Say how many lines include the word "size", using only a number.

++++ Dataset excerpt

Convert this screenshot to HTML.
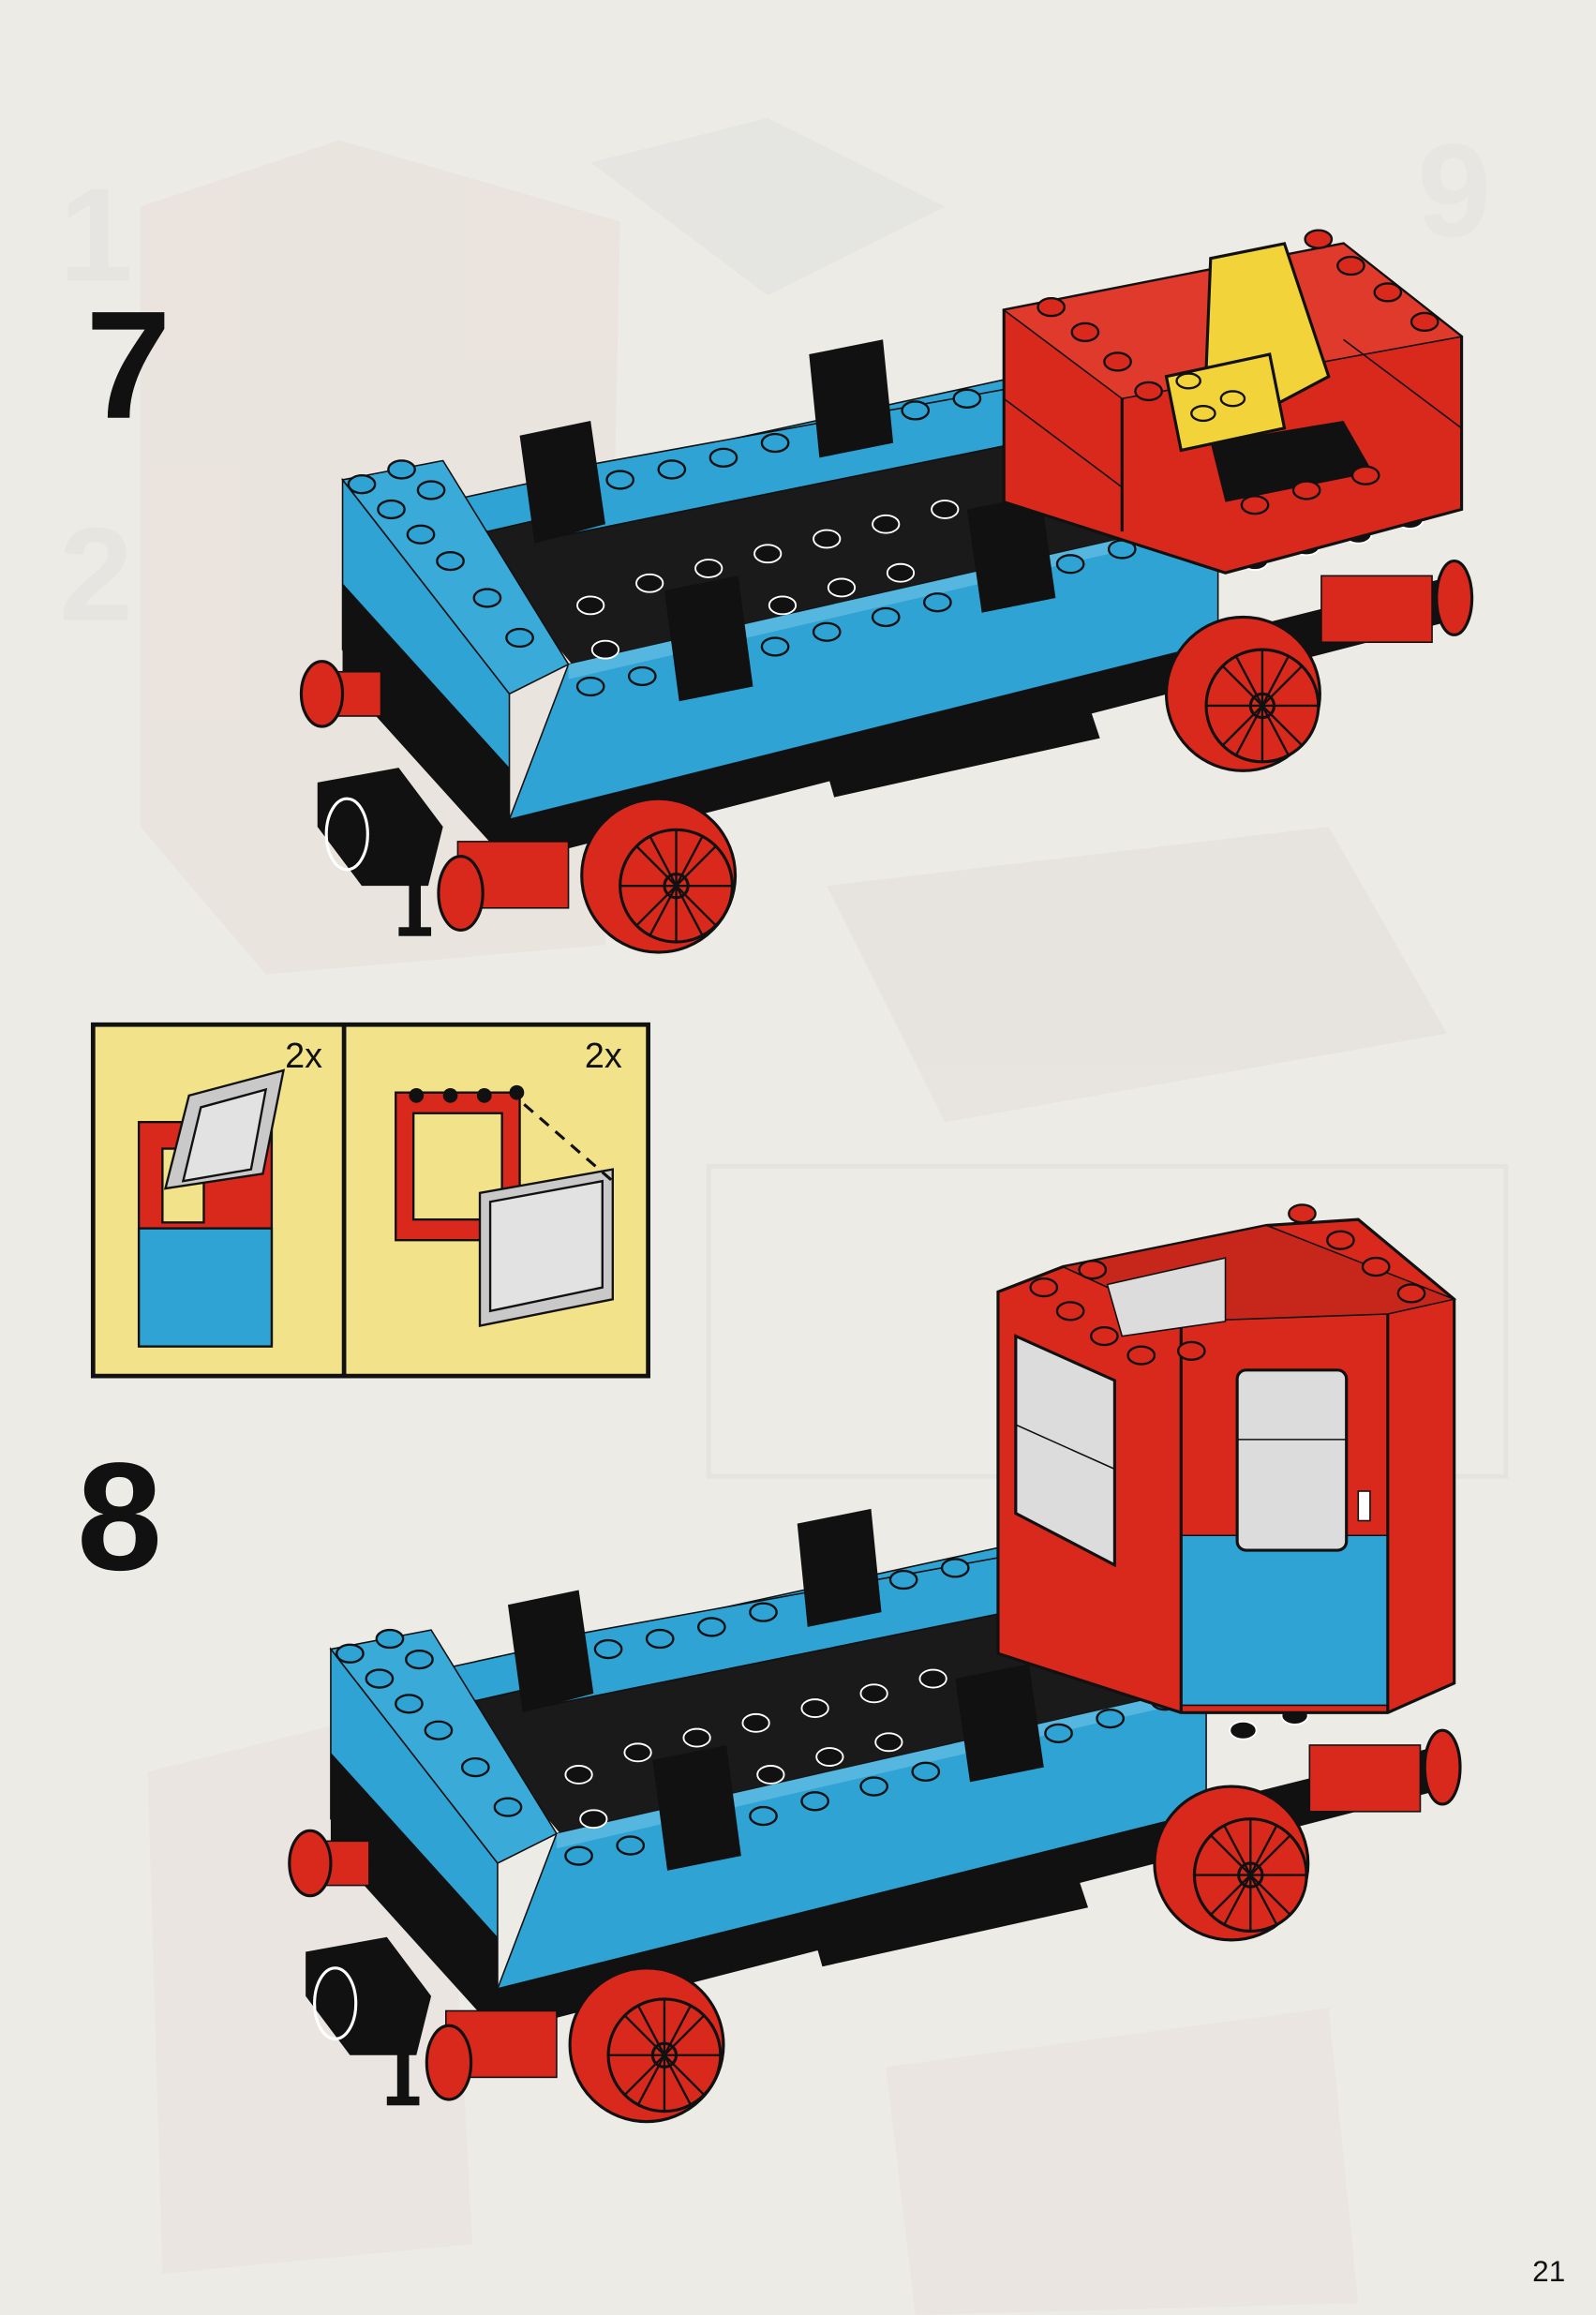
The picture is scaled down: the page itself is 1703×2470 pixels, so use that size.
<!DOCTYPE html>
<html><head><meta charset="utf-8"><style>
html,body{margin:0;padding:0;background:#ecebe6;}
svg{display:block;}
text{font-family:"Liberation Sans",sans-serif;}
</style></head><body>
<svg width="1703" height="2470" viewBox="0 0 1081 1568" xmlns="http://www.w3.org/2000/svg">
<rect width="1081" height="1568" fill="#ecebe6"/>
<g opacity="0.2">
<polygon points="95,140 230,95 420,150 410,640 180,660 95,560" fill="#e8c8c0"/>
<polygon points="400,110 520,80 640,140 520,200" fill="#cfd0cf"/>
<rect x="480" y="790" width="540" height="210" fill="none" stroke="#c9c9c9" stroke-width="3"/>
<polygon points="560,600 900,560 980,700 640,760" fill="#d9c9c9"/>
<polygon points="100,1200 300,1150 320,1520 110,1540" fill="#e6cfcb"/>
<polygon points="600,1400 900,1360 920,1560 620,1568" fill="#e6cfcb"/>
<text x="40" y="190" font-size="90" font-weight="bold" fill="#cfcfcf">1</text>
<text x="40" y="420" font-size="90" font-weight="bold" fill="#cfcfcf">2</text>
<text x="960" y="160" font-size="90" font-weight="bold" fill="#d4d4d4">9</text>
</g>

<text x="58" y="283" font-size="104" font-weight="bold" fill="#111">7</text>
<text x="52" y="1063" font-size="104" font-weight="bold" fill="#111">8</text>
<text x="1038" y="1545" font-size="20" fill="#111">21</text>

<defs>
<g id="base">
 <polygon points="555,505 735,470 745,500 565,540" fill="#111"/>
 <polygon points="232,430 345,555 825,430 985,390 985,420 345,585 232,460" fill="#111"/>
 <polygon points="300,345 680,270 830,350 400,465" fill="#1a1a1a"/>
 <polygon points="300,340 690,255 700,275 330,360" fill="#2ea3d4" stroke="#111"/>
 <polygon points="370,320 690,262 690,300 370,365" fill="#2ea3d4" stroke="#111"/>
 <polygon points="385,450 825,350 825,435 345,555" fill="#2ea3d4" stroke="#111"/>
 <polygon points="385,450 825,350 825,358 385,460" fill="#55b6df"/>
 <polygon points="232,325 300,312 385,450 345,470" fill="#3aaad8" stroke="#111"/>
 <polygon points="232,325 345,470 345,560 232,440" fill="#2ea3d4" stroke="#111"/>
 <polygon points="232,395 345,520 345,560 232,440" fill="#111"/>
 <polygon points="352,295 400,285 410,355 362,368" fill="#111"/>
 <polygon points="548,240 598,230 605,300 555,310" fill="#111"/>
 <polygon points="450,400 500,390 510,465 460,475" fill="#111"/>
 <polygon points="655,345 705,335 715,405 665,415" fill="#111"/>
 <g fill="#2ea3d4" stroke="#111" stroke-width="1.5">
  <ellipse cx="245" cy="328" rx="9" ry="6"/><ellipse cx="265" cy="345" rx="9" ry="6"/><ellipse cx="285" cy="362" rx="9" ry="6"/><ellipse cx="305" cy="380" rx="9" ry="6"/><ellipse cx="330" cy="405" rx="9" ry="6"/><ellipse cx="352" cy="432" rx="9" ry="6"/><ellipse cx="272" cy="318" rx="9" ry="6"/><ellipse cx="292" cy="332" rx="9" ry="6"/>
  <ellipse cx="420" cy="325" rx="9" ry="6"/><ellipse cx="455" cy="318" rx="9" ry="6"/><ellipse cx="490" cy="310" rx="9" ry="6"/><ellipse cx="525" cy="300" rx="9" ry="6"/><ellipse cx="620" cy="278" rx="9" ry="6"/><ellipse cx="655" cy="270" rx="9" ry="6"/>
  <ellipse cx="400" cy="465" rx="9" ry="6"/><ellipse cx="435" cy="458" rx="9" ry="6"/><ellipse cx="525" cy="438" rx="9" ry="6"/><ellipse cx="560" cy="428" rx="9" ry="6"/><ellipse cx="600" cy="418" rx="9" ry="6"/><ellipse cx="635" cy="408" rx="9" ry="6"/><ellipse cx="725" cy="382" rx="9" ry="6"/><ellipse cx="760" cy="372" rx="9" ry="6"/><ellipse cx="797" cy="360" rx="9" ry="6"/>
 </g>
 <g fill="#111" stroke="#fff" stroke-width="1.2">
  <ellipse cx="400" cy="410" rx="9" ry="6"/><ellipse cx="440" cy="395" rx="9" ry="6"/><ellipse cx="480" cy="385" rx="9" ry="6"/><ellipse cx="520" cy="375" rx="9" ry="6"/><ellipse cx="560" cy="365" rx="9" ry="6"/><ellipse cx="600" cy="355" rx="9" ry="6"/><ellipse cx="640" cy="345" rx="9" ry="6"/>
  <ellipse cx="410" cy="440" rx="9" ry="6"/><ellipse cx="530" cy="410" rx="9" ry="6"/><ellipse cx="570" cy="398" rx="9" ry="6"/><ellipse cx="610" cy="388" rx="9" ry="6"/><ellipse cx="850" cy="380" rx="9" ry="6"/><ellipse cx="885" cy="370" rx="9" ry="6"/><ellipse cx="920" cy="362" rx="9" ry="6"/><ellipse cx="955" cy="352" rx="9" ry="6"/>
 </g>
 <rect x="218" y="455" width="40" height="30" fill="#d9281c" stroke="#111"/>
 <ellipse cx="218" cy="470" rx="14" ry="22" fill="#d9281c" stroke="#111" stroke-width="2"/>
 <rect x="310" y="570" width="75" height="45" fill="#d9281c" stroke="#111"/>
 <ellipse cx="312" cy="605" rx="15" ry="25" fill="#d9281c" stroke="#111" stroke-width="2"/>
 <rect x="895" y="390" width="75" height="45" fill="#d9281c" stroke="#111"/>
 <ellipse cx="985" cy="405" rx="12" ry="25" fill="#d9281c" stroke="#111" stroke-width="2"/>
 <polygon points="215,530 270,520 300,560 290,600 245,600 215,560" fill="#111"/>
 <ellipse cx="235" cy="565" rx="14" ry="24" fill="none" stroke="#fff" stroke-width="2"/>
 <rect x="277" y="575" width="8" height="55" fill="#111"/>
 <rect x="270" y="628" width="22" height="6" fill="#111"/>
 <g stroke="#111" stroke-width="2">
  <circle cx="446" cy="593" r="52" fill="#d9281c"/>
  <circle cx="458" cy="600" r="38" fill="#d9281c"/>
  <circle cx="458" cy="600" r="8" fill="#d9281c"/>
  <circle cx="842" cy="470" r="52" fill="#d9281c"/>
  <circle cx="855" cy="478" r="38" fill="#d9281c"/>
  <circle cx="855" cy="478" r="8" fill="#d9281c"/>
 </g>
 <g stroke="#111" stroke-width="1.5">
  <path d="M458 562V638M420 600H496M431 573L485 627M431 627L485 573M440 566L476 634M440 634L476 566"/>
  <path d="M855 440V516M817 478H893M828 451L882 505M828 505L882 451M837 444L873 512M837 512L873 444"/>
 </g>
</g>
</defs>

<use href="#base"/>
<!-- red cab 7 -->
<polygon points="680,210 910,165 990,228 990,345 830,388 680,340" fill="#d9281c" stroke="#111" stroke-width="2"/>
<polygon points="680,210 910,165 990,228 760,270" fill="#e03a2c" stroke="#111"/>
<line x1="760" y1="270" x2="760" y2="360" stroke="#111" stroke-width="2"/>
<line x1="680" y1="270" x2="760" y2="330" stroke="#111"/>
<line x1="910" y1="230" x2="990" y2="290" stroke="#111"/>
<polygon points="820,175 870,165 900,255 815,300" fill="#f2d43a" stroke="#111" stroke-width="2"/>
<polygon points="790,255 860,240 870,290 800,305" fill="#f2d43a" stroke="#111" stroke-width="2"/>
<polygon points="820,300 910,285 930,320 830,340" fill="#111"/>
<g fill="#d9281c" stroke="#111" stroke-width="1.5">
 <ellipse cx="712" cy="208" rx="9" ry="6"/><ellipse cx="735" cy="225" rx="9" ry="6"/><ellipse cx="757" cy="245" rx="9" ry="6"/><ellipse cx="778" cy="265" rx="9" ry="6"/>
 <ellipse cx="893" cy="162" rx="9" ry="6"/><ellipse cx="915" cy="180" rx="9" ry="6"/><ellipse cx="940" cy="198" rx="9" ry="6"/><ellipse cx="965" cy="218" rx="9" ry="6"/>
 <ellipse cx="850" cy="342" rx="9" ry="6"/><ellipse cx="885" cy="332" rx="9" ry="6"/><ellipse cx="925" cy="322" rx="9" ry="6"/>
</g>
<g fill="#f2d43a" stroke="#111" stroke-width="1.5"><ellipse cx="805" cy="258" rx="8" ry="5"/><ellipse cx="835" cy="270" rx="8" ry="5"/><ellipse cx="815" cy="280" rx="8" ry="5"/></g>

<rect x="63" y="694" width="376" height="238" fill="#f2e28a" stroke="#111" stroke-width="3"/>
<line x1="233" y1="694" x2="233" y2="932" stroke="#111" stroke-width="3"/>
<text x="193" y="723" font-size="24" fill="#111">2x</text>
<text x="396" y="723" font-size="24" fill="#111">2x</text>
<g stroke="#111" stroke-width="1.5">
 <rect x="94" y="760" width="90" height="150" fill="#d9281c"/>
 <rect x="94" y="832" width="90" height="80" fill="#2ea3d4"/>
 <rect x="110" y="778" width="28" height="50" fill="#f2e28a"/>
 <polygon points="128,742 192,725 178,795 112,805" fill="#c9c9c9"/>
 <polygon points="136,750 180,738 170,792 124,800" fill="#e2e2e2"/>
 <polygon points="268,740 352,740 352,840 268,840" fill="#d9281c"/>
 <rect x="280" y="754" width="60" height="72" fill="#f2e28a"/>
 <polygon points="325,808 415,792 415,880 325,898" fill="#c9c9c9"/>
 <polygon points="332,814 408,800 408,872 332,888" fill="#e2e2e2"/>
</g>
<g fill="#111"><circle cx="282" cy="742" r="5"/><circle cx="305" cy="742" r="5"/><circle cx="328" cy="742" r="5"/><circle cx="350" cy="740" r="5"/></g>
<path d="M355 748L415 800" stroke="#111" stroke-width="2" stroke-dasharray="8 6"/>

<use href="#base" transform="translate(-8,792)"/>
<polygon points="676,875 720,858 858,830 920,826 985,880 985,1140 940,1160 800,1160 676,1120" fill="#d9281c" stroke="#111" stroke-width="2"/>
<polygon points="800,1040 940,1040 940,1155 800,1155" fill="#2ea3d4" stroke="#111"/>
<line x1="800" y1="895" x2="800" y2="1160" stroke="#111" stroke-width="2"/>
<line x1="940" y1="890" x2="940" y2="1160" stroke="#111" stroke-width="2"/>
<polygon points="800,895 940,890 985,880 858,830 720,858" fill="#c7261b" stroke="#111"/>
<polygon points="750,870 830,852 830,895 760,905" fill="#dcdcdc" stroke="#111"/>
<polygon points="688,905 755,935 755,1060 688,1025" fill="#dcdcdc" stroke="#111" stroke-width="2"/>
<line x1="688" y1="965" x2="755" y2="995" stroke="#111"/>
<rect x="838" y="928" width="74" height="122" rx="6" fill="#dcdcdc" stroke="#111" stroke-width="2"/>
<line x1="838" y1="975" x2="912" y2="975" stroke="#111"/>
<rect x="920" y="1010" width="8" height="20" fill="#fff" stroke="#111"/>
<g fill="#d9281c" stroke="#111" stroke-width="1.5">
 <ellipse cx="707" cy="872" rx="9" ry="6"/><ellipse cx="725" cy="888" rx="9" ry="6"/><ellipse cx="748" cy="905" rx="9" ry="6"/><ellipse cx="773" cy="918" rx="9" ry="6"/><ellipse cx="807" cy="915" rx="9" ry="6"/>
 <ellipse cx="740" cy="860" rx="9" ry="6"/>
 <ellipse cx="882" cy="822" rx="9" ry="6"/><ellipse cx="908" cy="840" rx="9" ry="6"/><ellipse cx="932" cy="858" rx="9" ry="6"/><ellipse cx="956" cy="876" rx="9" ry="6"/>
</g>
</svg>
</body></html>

++++++++

:: Full solution ::
9